What is the Cultural Value of Modern Dance?

There is a huge difference between entertainment value, cultural value, and artistic value.

Entertainment value is surely sealable by popularity, and sales.

Artistic value can really only assessed over the long-term. J.S. Bach wasn’t even considered in the top-20 living composers of his lifetime (so to speak.)

Cultural value is connected to both entertainment and artistic value, but relates to inherent qualities independent of those.

I thought about this just now because Sydney Skybetter tweeted an article about The Crisis in Modern Dance, which concludes with a quote from New York based choreographer Tatyana Tenenbaum saying about dance that,

“It is a sequestered high art. There is not much of a market for it.”

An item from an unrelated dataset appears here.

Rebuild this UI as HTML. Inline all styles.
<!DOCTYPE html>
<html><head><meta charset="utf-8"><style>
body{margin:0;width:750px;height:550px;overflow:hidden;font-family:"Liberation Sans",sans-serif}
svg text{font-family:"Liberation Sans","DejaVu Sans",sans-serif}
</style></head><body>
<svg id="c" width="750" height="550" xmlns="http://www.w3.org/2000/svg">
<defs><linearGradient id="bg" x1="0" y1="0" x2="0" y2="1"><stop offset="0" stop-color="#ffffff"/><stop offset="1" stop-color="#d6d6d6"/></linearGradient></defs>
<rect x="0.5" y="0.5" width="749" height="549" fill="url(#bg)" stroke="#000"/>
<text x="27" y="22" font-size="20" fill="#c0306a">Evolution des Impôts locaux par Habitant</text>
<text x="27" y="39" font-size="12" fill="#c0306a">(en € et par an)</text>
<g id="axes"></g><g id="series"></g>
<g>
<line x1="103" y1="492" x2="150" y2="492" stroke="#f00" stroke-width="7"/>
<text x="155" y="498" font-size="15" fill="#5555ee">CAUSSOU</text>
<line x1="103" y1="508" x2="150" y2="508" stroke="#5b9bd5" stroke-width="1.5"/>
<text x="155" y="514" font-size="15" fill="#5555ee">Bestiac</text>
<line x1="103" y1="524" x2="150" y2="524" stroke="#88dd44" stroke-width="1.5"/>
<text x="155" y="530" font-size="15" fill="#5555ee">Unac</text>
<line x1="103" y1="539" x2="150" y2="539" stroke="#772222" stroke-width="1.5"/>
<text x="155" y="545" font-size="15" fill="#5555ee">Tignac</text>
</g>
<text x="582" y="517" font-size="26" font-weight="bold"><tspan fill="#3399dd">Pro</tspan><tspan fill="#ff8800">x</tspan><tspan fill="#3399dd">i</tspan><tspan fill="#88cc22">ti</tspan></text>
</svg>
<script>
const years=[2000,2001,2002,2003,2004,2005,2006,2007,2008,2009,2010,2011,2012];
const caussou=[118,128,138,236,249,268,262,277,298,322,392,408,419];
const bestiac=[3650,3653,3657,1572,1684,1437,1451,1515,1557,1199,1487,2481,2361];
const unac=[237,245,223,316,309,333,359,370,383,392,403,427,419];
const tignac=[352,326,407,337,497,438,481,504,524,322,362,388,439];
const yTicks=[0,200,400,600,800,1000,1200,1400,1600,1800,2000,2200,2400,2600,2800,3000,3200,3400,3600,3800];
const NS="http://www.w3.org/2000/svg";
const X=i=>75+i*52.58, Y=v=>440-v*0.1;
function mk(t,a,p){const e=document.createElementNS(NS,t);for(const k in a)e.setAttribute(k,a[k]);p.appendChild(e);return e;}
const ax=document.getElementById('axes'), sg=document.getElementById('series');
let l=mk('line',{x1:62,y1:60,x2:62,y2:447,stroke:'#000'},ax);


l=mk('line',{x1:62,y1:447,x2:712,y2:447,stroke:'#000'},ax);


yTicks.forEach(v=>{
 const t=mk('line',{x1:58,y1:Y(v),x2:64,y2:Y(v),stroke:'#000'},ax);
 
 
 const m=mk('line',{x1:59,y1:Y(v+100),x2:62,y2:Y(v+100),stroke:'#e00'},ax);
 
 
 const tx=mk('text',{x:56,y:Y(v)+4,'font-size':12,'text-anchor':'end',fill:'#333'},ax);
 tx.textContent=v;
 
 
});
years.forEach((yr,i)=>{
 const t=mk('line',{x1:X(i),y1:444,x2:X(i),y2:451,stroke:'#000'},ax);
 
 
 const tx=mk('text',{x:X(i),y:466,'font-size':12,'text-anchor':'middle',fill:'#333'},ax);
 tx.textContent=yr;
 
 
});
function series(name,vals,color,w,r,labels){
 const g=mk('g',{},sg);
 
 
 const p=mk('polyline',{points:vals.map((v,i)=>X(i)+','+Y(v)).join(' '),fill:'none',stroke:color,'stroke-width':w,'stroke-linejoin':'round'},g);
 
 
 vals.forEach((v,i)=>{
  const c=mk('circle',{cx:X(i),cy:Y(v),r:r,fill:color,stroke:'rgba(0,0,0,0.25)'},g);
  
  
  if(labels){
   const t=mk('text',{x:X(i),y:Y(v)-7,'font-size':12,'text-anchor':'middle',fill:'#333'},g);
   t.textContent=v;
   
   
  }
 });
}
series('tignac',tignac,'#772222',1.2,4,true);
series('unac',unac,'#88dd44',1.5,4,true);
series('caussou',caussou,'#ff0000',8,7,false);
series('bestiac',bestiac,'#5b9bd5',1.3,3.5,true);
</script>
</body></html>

Her quote really struck a cord with me. I think the sequestration of high art – including dance – is contributing to our financial crisis.

The Americans for the Arts National Arts Index Summary (2009) reports that, “nonprofit arts organizations are losing their ‘market share’ of philanthropy to other charitable areas… Between 1998 and 2007, the percentage of foundation funding directed to the arts decreased from 14.8 to 10.6 percent. The corporate giving share to the arts decreased from 10.3 to 4.6 percent during the same period.”

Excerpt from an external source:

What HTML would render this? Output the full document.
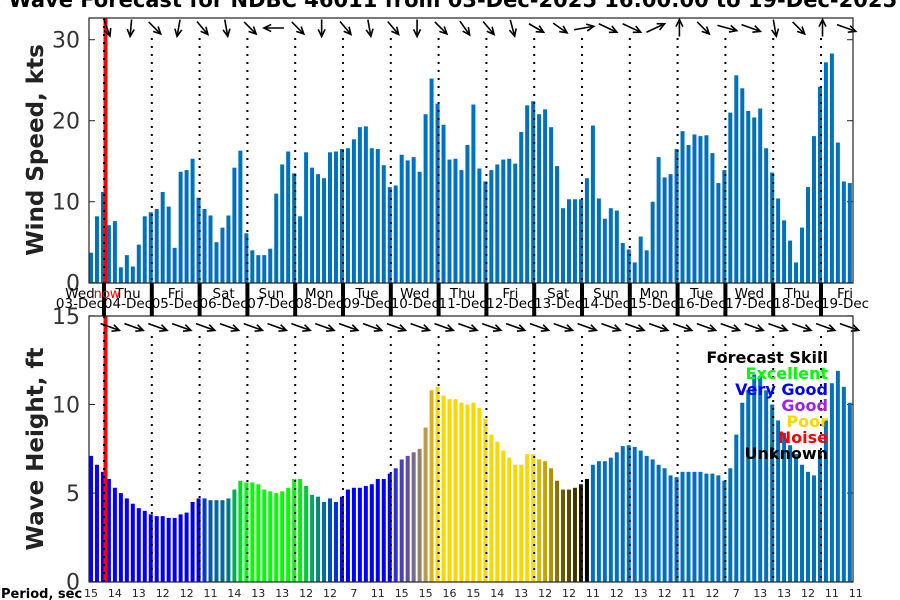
<!DOCTYPE html>
<html><head><meta charset="utf-8"><style>
html,body{margin:0;padding:0;background:#fff;}
svg{display:block;font-family:"DejaVu Sans","Liberation Sans",sans-serif;}
</style></head><body>
<svg id="chart" width="900" height="600" viewBox="0 0 900 600" xmlns="http://www.w3.org/2000/svg">
<text x="462" y="7" text-anchor="middle" font-size="21" font-weight="bold" fill="#000">Wind &amp; Wave Forecast for NDBC 46011 from 03-Dec-2025 16:00:00 to 19-Dec-2025 13:00:00</text>
<g id="wind"></g>
<g id="wave"></g>
<g id="days"></g>
<text transform="translate(43,150) rotate(-90)" text-anchor="middle" font-size="23" font-weight="bold" fill="#222">Wind Speed, kts</text>
<text transform="translate(43,449) rotate(-90)" text-anchor="middle" font-size="23" font-weight="bold" fill="#222">Wave Height, ft</text>
<text x="1" y="598" font-size="13" font-weight="bold" fill="#000">Period, sec</text>
<g font-size="16" font-weight="bold" text-anchor="end">
<text x="828" y="363" fill="#000">Forecast Skill</text>
<text x="828" y="379" fill="#00ff00">Excellent</text>
<text x="828" y="395" fill="#0000ff">Very Good</text>
<text x="828" y="411" fill="#a020f0">Good</text>
<text x="828" y="427" fill="#ffd700">Poor</text>
<text x="828" y="443" fill="#ff0000">Noise</text>
<text x="828" y="459" fill="#000">Unknown</text>
</g>
</svg>
<script>
const windSpeed=[3.7,8.2,11.2,7.1,7.6,1.9,3.4,2.0,4.7,8.2,8.7,9.1,11.2,9.4,4.3,13.7,13.9,15.3,10.5,9.1,8.3,5.0,6.8,8.3,14.2,16.3,6.1,4.0,3.4,3.4,4.2,11.0,14.6,16.2,13.5,8.2,16.1,14.2,13.4,12.9,16.1,16.2,16.5,16.6,17.7,19.2,19.3,16.6,16.5,14.5,11.8,12.0,15.8,15.1,15.5,13.7,20.8,25.2,22.1,19.5,15.2,15.3,13.9,17.0,22.0,14.1,12.5,13.9,14.6,15.2,15.3,14.7,18.6,21.9,22.4,20.8,21.4,19.2,14.4,9.2,10.3,10.3,10.3,12.9,19.4,10.4,7.9,9.2,8.9,4.9,4.1,2.5,5.7,4.0,10.0,15.5,13.0,13.4,16.5,18.7,17.0,18.3,18.1,18.2,16.0,12.3,13.9,21.0,25.6,24.0,21.2,20.4,21.5,16.6,13.6,10.4,7.7,5.2,2.5,6.8,11.8,18.1,24.2,27.2,28.3,17.3,12.5,12.3];
const waveHeight=[7.1,6.6,6.2,5.8,5.3,5.0,4.7,4.4,4.15,4.0,3.8,3.7,3.7,3.6,3.6,3.8,3.9,4.5,4.7,4.7,4.6,4.6,4.6,4.7,5.2,5.7,5.6,5.6,5.5,5.2,5.1,5.0,5.1,5.3,5.8,5.8,5.4,4.9,4.8,4.5,4.7,4.5,4.8,5.2,5.3,5.3,5.4,5.5,5.8,5.8,6.1,6.4,6.9,7.1,7.3,7.5,8.7,10.8,11.0,10.5,10.3,10.3,10.1,10.0,10.1,9.8,9.2,8.3,7.9,7.4,7.0,6.6,6.6,7.2,7.2,6.9,6.8,6.4,5.7,5.2,5.2,5.3,5.5,5.8,6.6,6.8,6.8,7.0,7.3,7.65,7.7,7.6,7.4,7.1,6.9,6.6,6.4,6.0,5.9,6.2,6.2,6.2,6.2,6.1,6.1,6.0,5.7,6.4,8.3,10.1,10.8,11.7,11.6,10.8,10.0,9.1,8.4,7.7,7.2,6.6,6.2,6.0,7.3,9.1,11.2,11.9,11.0,10.1];
const waveColors=["#0000ff","#0000ff","#0000ff","#0000ff","#0000ff","#0000ff","#0000ff","#0000ff","#0000ff","#0000ff","#0000ff","#0000ff","#0000ff","#0000ff","#0000ff","#0000ff","#0000ff","#0000ff","#0000ff","#0040c0","#005aa8","#00689a","#006a98","#007890","#00b050","#00e020","#00ff00","#00ff00","#00ff00","#00ff00","#00ff00","#00ff00","#00ff00","#00ff00","#00ff00","#00f010","#00cc33","#00a860","#008a78","#00709a","#0050c0","#0030e0","#0010f0","#0000ff","#0000ff","#0000ff","#0000ff","#0000ff","#0000ff","#0000ff","#0000ff","#3030d8","#4a40b8","#6050a0","#786a8a","#9a8070","#b89a50","#d8b020","#ffd700","#ffd700","#ffd700","#ffd700","#ffd700","#ffd700","#ffd700","#ffd700","#ffd700","#ffd700","#ffd700","#ffd700","#ffd700","#ffd700","#ffd700","#ffd700","#ffd700","#dcb800","#c8a400","#b09000","#8a7400","#6a5a00","#584a00","#403400","#201a00","#000000","#0072bd","#0072bd","#0072bd","#0072bd","#0072bd","#0072bd","#0072bd","#0072bd","#0072bd","#0072bd","#0072bd","#0072bd","#0072bd","#0072bd","#0072bd","#0072bd","#0072bd","#0072bd","#0072bd","#0072bd","#0072bd","#0072bd","#0072bd","#0072bd","#0072bd","#0072bd","#0072bd","#0072bd","#0072bd","#0072bd","#0072bd","#0072bd","#0072bd","#0072bd","#0072bd","#0072bd","#0072bd","#0072bd","#0072bd","#0072bd","#0072bd","#0072bd","#0072bd","#0072bd"];
const windArrowAngles=[70,95,45,100,50,80,45,180,45,90,50,80,50,90,45,55,50,75,30,35,-10,25,25,-25,-90,45,15,20,80,45,-90,20];
const waveArrowAngles=[20,20,20,20,20,20,20,20,20,20,20,20,20,20,20,20,20,20,20,20,20,20,20,20,20,20,20,20,20,20,20,20];
const periodLabels=["15","14","13","12","12","11","14","13","13","12","12","7","11","15","15","16","15","14","13","12","12","11","12","13","12","11","12","7","13","13","12","11","11"];
const windTicks=[0,10,20,30];
const waveTicks=[0,5,10,15];
const weekdays=["Wed","Thu","Fri","Sat","Sun","Mon","Tue","Wed","Thu","Fri","Sat","Sun","Mon","Tue","Wed","Thu","Fri"];
const dates=["03-Dec","04-Dec","05-Dec","06-Dec","07-Dec","08-Dec","09-Dec","10-Dec","11-Dec","12-Dec","13-Dec","14-Dec","15-Dec","16-Dec","17-Dec","18-Dec","19-Dec"];

const NS="http://www.w3.org/2000/svg";
function mk(tag,attrs,parent){const e=document.createElementNS(NS,tag);for(const k in attrs)e.setAttribute(k,attrs[k]);parent.appendChild(e);return e;}
const L=89,R=853;
const xBar=i=>91+i*5.975;
const dayX=d=>104+d*47.8;
const yWind=v=>282.7-v*8.1;
const yWave=v=>581.7-v*17.72;
const wind=document.getElementById('wind'),wave=document.getElementById('wave'),days=document.getElementById('days');

function panel(g,top,bot,ticks,yf,name){
  const bx=mk('rect',{x:L,y:top,width:R-L,height:bot-top,fill:'#fff',stroke:'none'},g);
  
  
  ticks.forEach(t=>{
    const y=yf(t);
    const tl=mk('line',{x1:L,x2:L+6,y1:y,y2:y,stroke:'#222','stroke-width':1},g);
    
    
    const tr=mk('line',{x1:R-6,x2:R,y1:y,y2:y,stroke:'#222','stroke-width':1},g);
    
    
    const tx=mk('text',{x:L-9,y:y+8,'text-anchor':'end','font-size':22,fill:'#333'},g);
    tx.textContent=t;
    
    
  });
}
panel(wind,18,283,windTicks,yWind,'wind');
panel(wave,316,582,waveTicks,yWave,'wave');

windSpeed.forEach((v,i)=>{
  const r=mk('rect',{x:xBar(i)-2,y:yWind(v),width:4,height:yWind(0)-yWind(v),fill:'#0072bd'},wind);
  
  
});
waveHeight.forEach((v,i)=>{
  const r=mk('rect',{x:xBar(i)-2,y:yWave(v),width:4,height:yWave(0)-yWave(v),fill:waveColors[i]||'#0072bd'},wave);
  
  
});

for(let d=1;d<=15;d++){
  const x=dayX(d);
  [[wind,18,283],[wave,316,582]].forEach(([g,a,b])=>{
    const l=mk('line',{x1:x,x2:x,y1:a+20,y2:b,stroke:'#000','stroke-width':2,'stroke-dasharray':'2 6'},g);
    
    
  });
}
const nowX=105.5;
[[wind,18,283],[wave,316,582]].forEach(([g,a,b])=>{
  const l=mk('rect',{x:nowX-2,y:a,width:4,height:b-a,fill:'#ff0000'},g);
  
  
  const d=mk('line',{x1:104,x2:104,y1:a,y2:b,stroke:'#000','stroke-width':2,'stroke-dasharray':'2 6'},g);
  
  
});

function arrow(g,cx,cy,ang,len,name){
  const a=ang*Math.PI/180,dx=Math.cos(a),dy=Math.sin(a);
  const x1=cx-dx*len/2,y1=cy-dy*len/2,x2=cx+dx*len/2,y2=cy+dy*len/2;
  const h=8,sp=0.45;
  const p=mk('path',{d:`M${x1},${y1}L${x2},${y2}M${x2-h*Math.cos(a-sp)},${y2-h*Math.sin(a-sp)}L${x2},${y2}L${x2-h*Math.cos(a+sp)},${y2-h*Math.sin(a+sp)}`,stroke:'#000','stroke-width':1.6,fill:'none'},g);
  
  
}
windArrowAngles.forEach((ang,k)=>{
  const len=Math.abs(Math.cos(ang*Math.PI/180))>0.9?20:17;
  arrow(wind,107+k*23.85,28,ang,len,'wind-direction-arrow');
});
waveArrowAngles.forEach((ang,k)=>{
  arrow(wave,110+k*23.85,327,ang,20,'wave-direction-arrow');
});

[[18,283],[316,582]].forEach(([a,b],i)=>{
  const f=mk('rect',{x:L,y:a,width:R-L,height:b-a,fill:'none',stroke:'#222','stroke-width':1.2},i?wave:wind);
  
  
});

for(let d=0;d<=15;d++){
  const x=dayX(d);
  const t=mk('rect',{x:x-2,y:283,width:4,height:33,fill:'#000'},days);
  
  
}
weekdays.forEach((w,i)=>{
  const cx=i===0?80:dayX(i-1)+24;
  const t1=mk('text',{x:cx,y:298,'text-anchor':'middle','font-size':13.5,fill:'#000'},days);
  t1.textContent=w;
  
  
  const t2=mk('text',{x:cx,y:308,'text-anchor':'middle','font-size':13.5,fill:'#000'},days);
  t2.textContent=dates[i];
  
  
});
const nw=mk('text',{x:107,y:298,'text-anchor':'middle','font-size':13,fill:'#ff0000'},days);
nw.textContent='now';



periodLabels.forEach((p,k)=>{
  const t=mk('text',{x:xBar(k*4),y:597,'text-anchor':'middle','font-size':11,fill:'#222'},days);
  t.textContent=p;
  
  
});
</script>
</body></html>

Somehow, we are losing our value to funders. It may be entirely related to the economy. In this down time funders are prioritizing feeding people over providing arts opportunities. But in my mind that doesn’t fully answer it. I think that the sequestration of dance is actually self-sequestration, and related to decreasing cultural value. That’s both individual product and aggregate impact.

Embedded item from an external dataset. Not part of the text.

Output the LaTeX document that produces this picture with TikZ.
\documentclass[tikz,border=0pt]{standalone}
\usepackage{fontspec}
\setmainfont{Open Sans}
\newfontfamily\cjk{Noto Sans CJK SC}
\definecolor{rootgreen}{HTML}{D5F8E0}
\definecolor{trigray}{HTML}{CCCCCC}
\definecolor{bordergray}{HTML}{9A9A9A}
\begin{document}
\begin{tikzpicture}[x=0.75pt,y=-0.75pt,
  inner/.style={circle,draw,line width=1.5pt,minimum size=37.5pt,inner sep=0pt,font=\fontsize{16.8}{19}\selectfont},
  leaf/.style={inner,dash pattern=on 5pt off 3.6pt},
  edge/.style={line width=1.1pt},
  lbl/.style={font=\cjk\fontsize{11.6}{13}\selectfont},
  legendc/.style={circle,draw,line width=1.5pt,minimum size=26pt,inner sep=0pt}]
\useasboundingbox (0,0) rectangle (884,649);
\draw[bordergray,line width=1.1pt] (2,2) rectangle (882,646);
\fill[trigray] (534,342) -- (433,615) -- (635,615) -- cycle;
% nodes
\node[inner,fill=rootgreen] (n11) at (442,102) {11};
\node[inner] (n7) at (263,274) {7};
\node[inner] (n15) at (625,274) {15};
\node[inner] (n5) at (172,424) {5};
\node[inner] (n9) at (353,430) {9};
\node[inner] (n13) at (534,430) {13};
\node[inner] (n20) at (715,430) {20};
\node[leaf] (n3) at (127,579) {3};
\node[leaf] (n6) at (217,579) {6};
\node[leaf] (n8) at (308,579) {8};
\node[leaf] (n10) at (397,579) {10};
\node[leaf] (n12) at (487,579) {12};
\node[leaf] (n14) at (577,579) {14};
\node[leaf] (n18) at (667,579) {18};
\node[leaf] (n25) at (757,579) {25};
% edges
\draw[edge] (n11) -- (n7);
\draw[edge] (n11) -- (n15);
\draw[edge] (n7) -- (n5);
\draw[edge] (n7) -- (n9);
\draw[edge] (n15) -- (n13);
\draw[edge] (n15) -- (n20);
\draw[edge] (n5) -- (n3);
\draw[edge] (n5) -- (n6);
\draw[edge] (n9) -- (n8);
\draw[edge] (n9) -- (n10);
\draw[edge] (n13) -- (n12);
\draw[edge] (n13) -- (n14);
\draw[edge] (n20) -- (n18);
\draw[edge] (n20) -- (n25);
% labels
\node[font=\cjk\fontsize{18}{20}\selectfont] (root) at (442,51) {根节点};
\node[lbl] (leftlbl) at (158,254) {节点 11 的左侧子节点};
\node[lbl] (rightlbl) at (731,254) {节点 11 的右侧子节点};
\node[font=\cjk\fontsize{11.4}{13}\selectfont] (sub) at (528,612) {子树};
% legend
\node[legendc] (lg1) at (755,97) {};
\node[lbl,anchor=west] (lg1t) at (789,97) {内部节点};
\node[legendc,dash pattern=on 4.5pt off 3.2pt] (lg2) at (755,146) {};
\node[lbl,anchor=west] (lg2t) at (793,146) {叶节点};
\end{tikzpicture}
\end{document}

I see how positive and entertaining dance being produced today is, and I think that the artistic value today is as high as it’s ever been. In terms of compositional innovation I’m certain our problems (in dance) aren’t dis-similar from those of classical music.

Image in this post ripped from the Guardian story.

Author: Robert Bettmann

Founder of Day Eight, and the DC Arts Writing Fellowship.

3 thoughts on “What is the Cultural Value of Modern Dance?”

  1. Is there more to your rebuttal? Can you expound on the self-sequestration in dance? What are we the artists doing (or not doing) to cause funders to lose interest or change priorities? From this knowledge, what can an emerging artist like myself do to ensure funding? I too, was put off a bit by this idea that there isn’t much of a market for modern dance. But I’m the artist, not the individual or corporation with the big bucks who gets to choose philanthropic interests.

  2. I’d like to hear more, too… I read the article you referenced as well. I agree with you, btw, I’d just like to hear more of your brain burst.

    The more I make concerts, the more I make dance theatre. It’s just become more satisfying to include live music, sets, actors, musicians and more into the dance sandbox. It’s dance based theatre, but I don’t know that I make pure dances anymore; or mayhaps my definition of dance has expanded a LOT lately.

    As an audience member I want context, too. Mingling with the other arts and using a narrative of some sort – no matter how loose – grabs me on both sides: making and watching art.

    I do think that for any art to be relevant, people have to participate in it. It is very hard to relate to something you don’t do. Period. We pick up some sort of writing instrument daily – we relate to visual art naturally. Those who have ever played an instrument will go see live music concerts. Those who danced will go see dance. It is VERY hard to get someone to go SEE something they don’t do. Reason #8 to keep dance education in the schools. And, very few people (relatively speaking) participate in dance. I believe dance education and audience growth are directly proportional. Which leads to culural relevance and funding. Art without education is doomed to perish.

    More, please!

    k.k. 😉

  3. I don’t think there’s a silver bullet in this, or a single answer as to why the classical or high arts are more sequestered. I do think that there are several trends that factor in.

    No Child Left Behind has been very positive in forcing tracking (testing) of children’s progress, but more than anything it seems to have highlighted where the education system is failing children. It has resulted in increased pressure against arts education. Definitely, what people don’t experience for themselves, they feel less connected to, and are more likely to be dismissive of.

    There is also such competition in the art world that the standards we use to judge and support new and established artists are frequently far removed from the public’s own perceptions. I.e., as a field we are supporting things that the public wouldn’t pick.

    The point I’m trying to highlight with the difference between entertainment, artistic and cultural value is that the high arts — as opposed to the popular arts — could benefit from grounding in cultural value. Garth Brooks creates his own cultural value. If we need non-profit support, outside of the market’s basic capitalist system, how can we make that case?

    I’ve been contacted by the editor of DanceUSA’s e-journal, and will be expanding on this for a piece for them. I’ll put up that link when that’s done.